ISIS on the move in Syria, threatens Christian town of Sadad

by Kelly Ledbetter, |
A man stands next to debris in homes at Sadad town in the countryside of Homs city, after soldiers loyal to Syria's President Bashar al-Assad took control of it from the rebel fighters last week, in this handout photograph released by Syria's national news agency SANA November 2, 2013. Assad's army and the rebel fighters had waged an intense gunfire battle for control of Sadad, a historic Christian town. | REUTERS/SANA/Handout via Reuters

MAHEEN, Syria (Christian Examiner) – Troubling reports about ISIS advances indicate the terrorist organization is proceeding toward Sadad, a predominantly Christian town in the Homs area of Syria.

ISIS typically treats Christians extremely harshly, pressuring them to comply with Islamic law and often punishing them with violence or death for nonconformity.

The nearby town of Maheen was taken over by ISIS on Friday, Nov. 1, according to Reuters. Government fighters were attacked while defending the town, and about 50 were reported to be killed or wounded. Maheen is strategically placed nearby a highway that connects Damascus to Homs, potentially opening the northern part of Syria to ISIS advance.

Fighting was also reported on the outskirts of Sadad. The town of about 15,000 people is home to 14 churches and a monastery, BBC reports. Area conflict over the past few months indicates ISIS is moving toward Homs.

"The latest development comes amid air campaigns in Syria by Russia and a US-led coalition," BBC said, although the town of Maheen was lost despite these airstrikes.

The Syrian Observatory for Human Rights reports sounds of an explosion in Sadad on Nov. 3, the second in Nov. "A massive explosion has been heard in Sadad town which is inhabited by Christians in the eastern countryside, likely caused by IS suicide vehicle, amid clashes between IS and the regime around the town," it said.

On Nov. 4, the Observatory reported, "Violent clashes continued till midnight yesterday between the regime forces and militiamen loyal to them against members of the 'Islamic State' in the outskirts of Sadad town which is inhabited by mostly by Christians, and information about casualties in the ranks of both parties."


The struggle against ISIS has killed close to 250,000 people since 2011 and forced nearly half of Syria's population, or 11 million people, to flee their homes, Open Doors reports.

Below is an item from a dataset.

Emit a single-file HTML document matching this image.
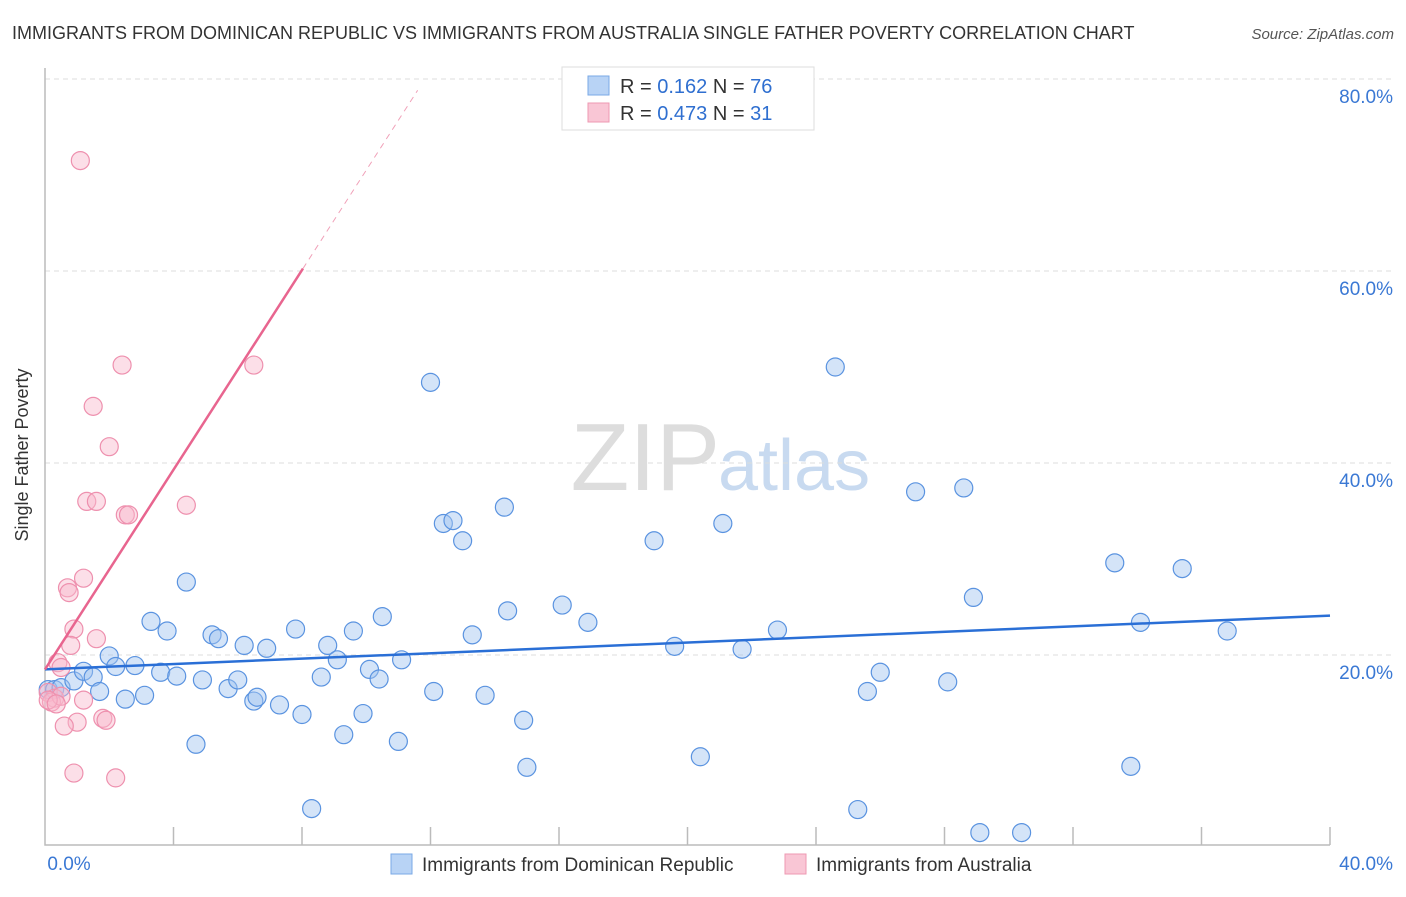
<!DOCTYPE html>
<html><head><meta charset="utf-8"><style>
body{margin:0;background:#fff;font-family:"Liberation Sans",sans-serif}
svg text{font-family:"Liberation Sans",sans-serif}
</style></head><body>
<svg id="c" width="1406" height="892" xmlns="http://www.w3.org/2000/svg">
<text x="12" y="39" font-size="18" fill="#333">IMMIGRANTS FROM DOMINICAN REPUBLIC VS IMMIGRANTS FROM AUSTRALIA SINGLE FATHER POVERTY CORRELATION CHART</text>
<text x="1394" y="39" font-size="15" fill="#555" font-style="italic" text-anchor="end">Source: ZipAtlas.com</text>
<text x="28" y="455" font-size="18" fill="#333" text-anchor="middle" transform="rotate(-90 28 455)">Single Father Poverty</text>
<text x="720" y="490" font-size="96" fill="#ddd" text-anchor="end" font-family="Liberation Serif">ZIP</text>
<text x="718" y="490" font-size="72" fill="#c8daf0">atlas</text>
<g id="grid"></g><g id="pts"></g><g id="lines"></g>
<g>
<rect x="562" y="67" width="252" height="63" fill="#fff" stroke="#ddd"/>
<rect x="588" y="76" width="21" height="19" fill="#b8d3f5" stroke="#7aa8e6"/>
<rect x="588" y="103" width="21" height="19" fill="#f9c6d5" stroke="#ee98b2"/>
<text x="620" y="93" font-size="20" fill="#333">R = <tspan fill="#2f6fd0"> 0.162</tspan>   N = <tspan fill="#2f6fd0">76</tspan></text>
<text x="620" y="120" font-size="20" fill="#333">R = <tspan fill="#2f6fd0">0.473</tspan>   N = <tspan fill="#2f6fd0"> 31</tspan></text>
</g>
<g>
<rect x="391" y="854" width="21" height="20" fill="#b8d3f5" stroke="#7aa8e6"/>
<text x="422" y="871" font-size="19" fill="#333">Immigrants from Dominican Republic</text>
<rect x="785" y="854" width="21" height="20" fill="#f9c6d5" stroke="#ee98b2"/>
<text x="816" y="871" font-size="19" fill="#333">Immigrants from Australia</text>
</g>
</svg>
<script>
const yTicks=[20,40,60,80];
const xTickLabels=["0.0%","40.0%"];
const blueX=[0.1,0.3,0.5,0.9,1.2,1.5,1.7,2.0,2.2,2.5,2.8,3.1,3.3,3.6,3.8,4.1,4.4,4.7,4.9,5.2,5.4,5.7,6.0,6.2,6.5,6.6,6.9,7.3,7.8,8.0,8.3,8.6,8.8,9.1,9.3,9.6,9.9,10.1,10.4,10.5,11.0,11.1,12.0,12.1,12.4,12.7,13.0,13.3,13.7,14.3,14.4,14.9,15.0,16.1,16.9,18.96,19.6,20.4,21.1,21.7,22.8,24.6,25.3,25.6,26.0,27.1,28.1,28.6,28.9,29.1,30.4,33.3,33.8,34.1,35.4,36.8];
const blueY=[16.4,16.4,16.6,17.3,18.3,17.7,16.2,19.9,18.8,15.4,18.9,15.8,23.5,18.2,22.5,17.8,27.6,10.7,17.4,22.1,21.7,16.5,17.4,21.0,15.2,15.6,20.7,14.8,22.7,13.8,4.0,17.7,21.0,19.5,11.7,22.5,13.9,18.5,17.5,24.0,11.0,19.5,48.4,16.2,33.7,34.0,31.9,22.1,15.8,35.4,24.6,13.2,8.3,25.2,23.4,31.9,20.9,9.4,33.7,20.6,22.6,50.0,3.9,16.2,18.2,37.0,17.2,37.4,26.0,1.5,1.5,29.6,8.4,23.4,29.0,22.5];
const pinkX=[1.1,2.4,6.5,1.5,2.0,1.3,1.6,2.5,2.6,4.4,1.2,0.7,0.75,0.9,1.6,0.8,0.4,0.5,0.1,0.3,0.2,0.5,1.2,1.8,1.9,1.0,0.6,0.9,2.2,0.1,0.35];
const pinkY=[71.5,50.2,50.2,45.9,41.7,36.0,36.0,34.6,34.6,35.6,28.0,27.0,26.5,22.7,21.7,21.0,19.2,18.7,16.1,15.5,15.1,15.7,15.3,13.4,13.2,13.0,12.6,7.7,7.2,15.3,14.9];
const blueTrend=[18.5,24.1];
const pinkTrend=[18.5,5.2];
const X=v=>45+v*32.125, Y=v=>847-v*9.6;
const NS="http://www.w3.org/2000/svg";
function mk(t,a,p){const e=document.createElementNS(NS,t);for(const k in a)e.setAttribute(k,a[k]);document.getElementById(p).appendChild(e);return e;}
yTicks.forEach(t=>{
 const l=mk('line',{x1:45,x2:1394,y1:Y(t),y2:Y(t),stroke:'#ddd','stroke-dasharray':'5,4'},'grid');
 
 
 const tx=mk('text',{x:1393,y:Y(t)+24,'font-size':19,fill:'#3a78d4','text-anchor':'end'},'grid');tx.textContent=t.toFixed(1)+'%';
 
 
});
const ax=mk('path',{d:'M45 68V845H1330',fill:'none',stroke:'#bbb','stroke-width':1.5},'grid');


for(let i=1;i<=10;i++){const t=mk('line',{x1:X(i*4),x2:X(i*4),y1:827,y2:845,stroke:'#bbb','stroke-width':1.5},'grid');
 
 }
[[0,69,'start'],[40,1393,'end']].forEach((d,i)=>{const t=mk('text',{x:d[1],y:870,'font-size':19,fill:'#3a78d4','text-anchor':i?'end':'middle'},'grid');t.textContent=xTickLabels[i];
 
 });
blueX.forEach((v,i)=>{const c=mk('circle',{cx:X(v),cy:Y(blueY[i]),r:9,fill:'rgba(160,196,240,0.45)',stroke:'#5a93e0','stroke-width':1.2},'pts');
 
 });
pinkX.forEach((v,i)=>{const c=mk('circle',{cx:X(v),cy:Y(pinkY[i]),r:9,fill:'rgba(248,185,205,0.45)',stroke:'#ee90ae','stroke-width':1.2},'pts');
 
 });
const bl=mk('line',{x1:X(0),y1:Y(blueTrend[0]),x2:X(40),y2:Y(blueTrend[1]),stroke:'#2a6fd6','stroke-width':2.5},'lines');


const pe=8.03, pd=11.6;
const pl=mk('line',{x1:X(0),y1:Y(pinkTrend[0]),x2:X(pe),y2:Y(pinkTrend[0]+pinkTrend[1]*pe),stroke:'#e8658f','stroke-width':2.5},'lines');


const pdl=mk('line',{x1:X(pe),y1:Y(pinkTrend[0]+pinkTrend[1]*pe),x2:X(pd),y2:Y(pinkTrend[0]+pinkTrend[1]*pd),stroke:'#f0a0b8','stroke-width':1,'stroke-dasharray':'6,5'},'lines');


</script>
</body></html>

In addition to the threat to churches and religious artifacts, which ISIS has deliberately destroyed in the past, there is great concern for the Christians whose lives will be in jeopardy if the militant terrorists take control of Sadad.

Previously when ISIS seizes a town, it has demanded Christians submit to new regulations that include paying an Islamic tax imposed on non-Muslims, prohibiting the establishment of churches or the displaying of crosses, and offending Islamic religious beliefs, among other stipulations, Open Doors said.

Syria ranks #4 out of 50 on Open Doors' World Watch List, a tool to track the extent of persecution in the world. It is considered a site of extreme persecution.